It has long been known that a diabetes diagnosis is associated with a high risk factor for heart disease.
But new research shows that the outlook is even more serious.
There’s a higher risk of people with diabetes dying after a heart attack.
A 10-year study at the Leeds Institute of Cardiovascular and Metabolic Medicine examined data from the acute myocardial infarction (MI) registry of the United Kingdom.
Researchers concluded that the subjects with diabetes had a 56 percent higher chance of dying after a heart attack when the coronary artery was completely blocked.
Even with partial blockage, people with diabetes had a 39 percent higher risk factor.
Study makes the connection
The study, published in the Journal of Epidemiology & Community Health, was based on examining more than 700,000 people, or 1.94 million person-years. This long-term research included more than 120,000 individuals with diabetes.

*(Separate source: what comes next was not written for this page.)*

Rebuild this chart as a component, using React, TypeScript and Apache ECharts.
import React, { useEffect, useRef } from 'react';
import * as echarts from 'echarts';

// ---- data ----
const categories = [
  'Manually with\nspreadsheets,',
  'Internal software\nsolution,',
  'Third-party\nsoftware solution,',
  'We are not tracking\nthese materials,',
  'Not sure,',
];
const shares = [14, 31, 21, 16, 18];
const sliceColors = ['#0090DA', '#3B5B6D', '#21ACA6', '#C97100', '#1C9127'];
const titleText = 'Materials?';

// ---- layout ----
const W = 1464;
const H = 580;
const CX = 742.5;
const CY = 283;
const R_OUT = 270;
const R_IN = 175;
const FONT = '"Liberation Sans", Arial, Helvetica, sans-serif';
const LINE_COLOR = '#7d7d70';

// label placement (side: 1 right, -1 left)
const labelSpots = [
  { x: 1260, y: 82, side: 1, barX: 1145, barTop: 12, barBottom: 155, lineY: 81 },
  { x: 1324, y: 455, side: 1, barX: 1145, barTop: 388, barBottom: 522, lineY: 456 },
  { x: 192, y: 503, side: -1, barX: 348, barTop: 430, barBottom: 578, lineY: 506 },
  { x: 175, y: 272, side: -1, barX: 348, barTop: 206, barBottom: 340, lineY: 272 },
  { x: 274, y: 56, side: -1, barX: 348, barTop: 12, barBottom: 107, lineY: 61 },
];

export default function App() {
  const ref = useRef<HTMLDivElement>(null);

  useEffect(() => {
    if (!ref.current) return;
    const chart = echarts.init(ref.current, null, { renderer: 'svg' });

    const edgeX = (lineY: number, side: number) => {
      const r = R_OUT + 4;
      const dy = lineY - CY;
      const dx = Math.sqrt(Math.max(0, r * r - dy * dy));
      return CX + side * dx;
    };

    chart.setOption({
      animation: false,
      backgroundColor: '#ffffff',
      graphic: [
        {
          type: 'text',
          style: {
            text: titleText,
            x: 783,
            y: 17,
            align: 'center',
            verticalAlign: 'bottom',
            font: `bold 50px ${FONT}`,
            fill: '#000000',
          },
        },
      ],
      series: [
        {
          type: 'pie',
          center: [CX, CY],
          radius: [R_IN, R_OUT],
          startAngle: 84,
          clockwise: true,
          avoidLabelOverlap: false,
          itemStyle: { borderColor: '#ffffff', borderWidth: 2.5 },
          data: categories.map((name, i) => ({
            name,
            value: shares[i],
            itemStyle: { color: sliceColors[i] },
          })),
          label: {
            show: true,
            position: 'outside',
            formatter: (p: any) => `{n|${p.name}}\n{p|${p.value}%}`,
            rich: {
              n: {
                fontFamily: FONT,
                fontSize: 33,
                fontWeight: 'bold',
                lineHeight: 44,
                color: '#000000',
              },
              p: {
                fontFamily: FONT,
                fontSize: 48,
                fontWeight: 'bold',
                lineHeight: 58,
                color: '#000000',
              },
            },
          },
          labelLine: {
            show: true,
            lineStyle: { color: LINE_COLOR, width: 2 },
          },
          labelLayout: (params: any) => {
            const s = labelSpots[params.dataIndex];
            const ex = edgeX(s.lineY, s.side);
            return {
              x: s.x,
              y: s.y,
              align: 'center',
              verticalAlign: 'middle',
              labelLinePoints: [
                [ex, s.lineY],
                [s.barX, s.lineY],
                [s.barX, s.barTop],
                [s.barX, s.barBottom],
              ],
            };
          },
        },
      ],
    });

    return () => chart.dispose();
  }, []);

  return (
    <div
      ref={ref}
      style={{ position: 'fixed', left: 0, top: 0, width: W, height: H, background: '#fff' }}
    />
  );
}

Even after eliminating the effects of age, sex, any other illnesses and differences in the emergency medical treatment received, the team found striking differences in survival rates between those with diabetes and those without.
Dr. Mike Knapton, associate medical director at the British Heart Foundation, which funded the study, said in a press release, “We knew that following a heart attack, you are less likely to survive if you also have diabetes. However, we did not know if this observation was due to having diabetes or having other conditions which are commonly seen in people with diabetes.”
He emphasized that this research paper was the first to conclusively show that the adverse effect on survival is linked to having diabetes, rather than other conditions people with diabetes may have.
Rather than solely focusing on control of blood sugars in people with diabetes, it is critical that heart disease prevention is an important aspect of care.
Dr. Knapton added, “This research highlights the need to find new ways to prevent coronary heart disease in people with diabetes,” he said. “We are currently funding researchers in Leeds to find new ways of keeping blood vessels healthy in people with diabetes in the fight for every heartbeat.”
Prevention and diagnosis
Early prevention and diagnosis of both diabetes and cardiovascular disease are imperative.
Since this combination of factors has been proven to be particularly deadly, being aware of risk factors and predisposition to developing diabetes is key.
And for individuals who are already pre-diabetic or diabetic, attention to cardiovascular health is even more important, researchers said.
Dr. Anna Morris, head of research funding at Diabetes UK, said, “While researchers tackle this issue, we know that managing diabetes effectively can reduce the risk of developing cardiovascular disease. This includes eating healthily, keeping active, and taking medications as prescribed by your doctor.”
Communication between physicians who share patients with both diabetes and cardiac complications is also essential.
Lead researcher Chris Gale, Ph.D., consultant cardiologist and associate professor at the University of Leeds School of Medicine, added, “Although these days people are more likely than ever to survive a heart attack, we need to place greater focus on the long-term effects of diabetes in heart attack survivors. The partnership between cardiologists, G.P.s, and endocrinologists needs to be strengthened.”